# Charlotte Craigslist Mooresville NC $1500



## Superman1984 (Oct 29, 2020)

Vintage Bicycle Bundle + 2 enduro style motobikes - bicycles - by...
					

Selling bundle "as-is" $1500. Will not divide. Thanks All values were researched based on eBay and...



					charlotte.craigslist.org


----------



## Freqman1 (Oct 29, 2020)

I'd say they valued at x3!


----------



## Superman1984 (Oct 29, 2020)

Freqman1 said:


> I'd say they valued at x3!



I want some of them but won't separate & I agree Nothing Super Special based off ebay pricing.

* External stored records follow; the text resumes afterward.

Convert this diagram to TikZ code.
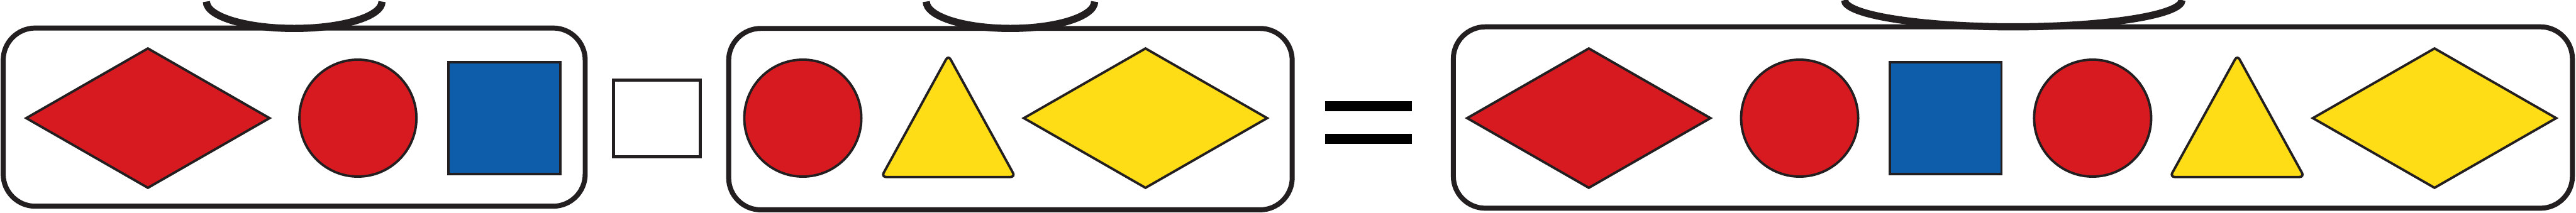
\documentclass[tikz,border=0pt]{standalone}
\usetikzlibrary{shapes.geometric}
\definecolor{inkline}{HTML}{231F20}
\definecolor{pcred}{HTML}{D71920}
\definecolor{pcblue}{HTML}{0E5DAB}
\definecolor{pcyellow}{HTML}{FEDD17}
\begin{document}
\begin{tikzpicture}[
      x=0.1mm, y=0.1mm,
      tray/.style={draw=inkline, line width=1.25mm, rounded corners=8mm},
      handle/.style={draw=inkline, line width=1.8mm},
      piece/.style={draw=inkline, line width=0.6mm, inner sep=0pt, outer sep=0pt},
      kite/.style={piece, diamond, minimum width=60.7mm, minimum height=34.8mm},
      ball/.style={piece, circle, fill=pcred, minimum size=29.2mm},
      tile/.style={piece, rectangle, fill=pcblue, minimum size=27.9mm},
      cone/.style={piece, fill=pcyellow, rounded corners=1.2mm},
      blank/.style={draw=inkline, line width=0.8mm, rectangle, minimum width=21.6mm, minimum height=19.2mm}
    ]
    \useasboundingbox (0,0) rectangle (6427,531);
    \draw[tray] (8,16) rectangle (1460,461);
    \draw[handle] (515,527) arc[start angle=180, end angle=360, x radius=21.9mm, y radius=6.7mm];
    \node[kite, fill=pcred] (kiteA) at (369,236) {};
    \node[ball] (ballA) at (893,236) {};
    \node[tile] (tileA) at (1258,236) {};
    \node[blank] (gap) at (1639,235) {};
    \draw[tray] (1818,7) rectangle (3224,460);
    \draw[handle] (2311,527) arc[start angle=180, end angle=360, x radius=21.0mm, y radius=6.7mm];
    \node[ball] (ballB) at (2003,236) {};
    \coordinate (coneBtop) at (2366,393);
    \draw[cone] (2199,89) -- (coneBtop) -- (2533,89) -- cycle;
    \node[kite, fill=pcyellow] (kiteB) at (2858,236) {};
    \fill (3306,253) rectangle (3523,279);
    \fill (3306,171) rectangle (3523,196);
    \draw[tray] (3626,11) rectangle (6418,464);
    \draw[handle] (4602,531) arc[start angle=180, end angle=360, x radius=42.1mm, y radius=6.7mm];
    \node[kite, fill=pcred] (kiteC) at (3964,236) {};
    \node[ball] (ballC) at (4490,236) {};
    \node[tile] (tileC) at (4854,236) {};
    \node[ball] (ballD) at (5221,236) {};
    \coordinate (coneDtop) at (5582,393);
    \draw[cone] (5414,89) -- (coneDtop) -- (5749,89) -- cycle;
    \node[kite, fill=pcyellow] (kiteD) at (6074,236) {};
  \end{tikzpicture}
\end{document}
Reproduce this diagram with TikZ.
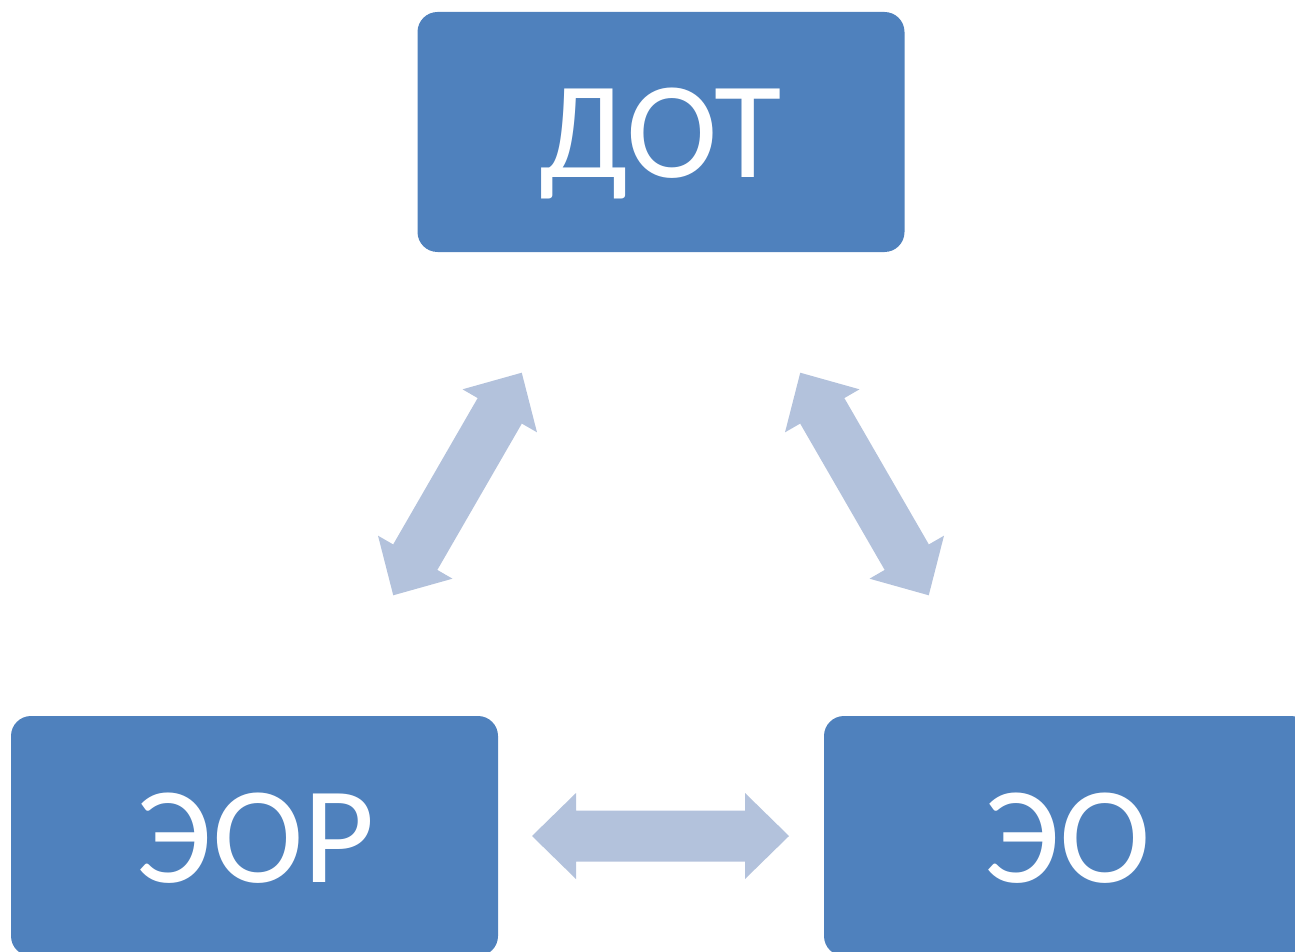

I am going to post my bikes at double & triple the prices from now on & see how much more I make from them once we negotiate OBO.


----------



## Superman1984 (Oct 29, 2020)

I didn't even post the Monark Rocket from CL priced at $2300. Lmfao


----------



## bobcycles (Oct 30, 2020)

......in the "backwards" world we're living in today.... where right is wrong, wrong is right etc.
Used to be when you didn't know values of stuff you were selling....
you under sold your stuff.....gave it away cheap.
Now when you don't know the value....you price it at at LEAST 3 times the reality value....

I'm starting to get used to the 'new era'....but it's a heckuva learning curve


----------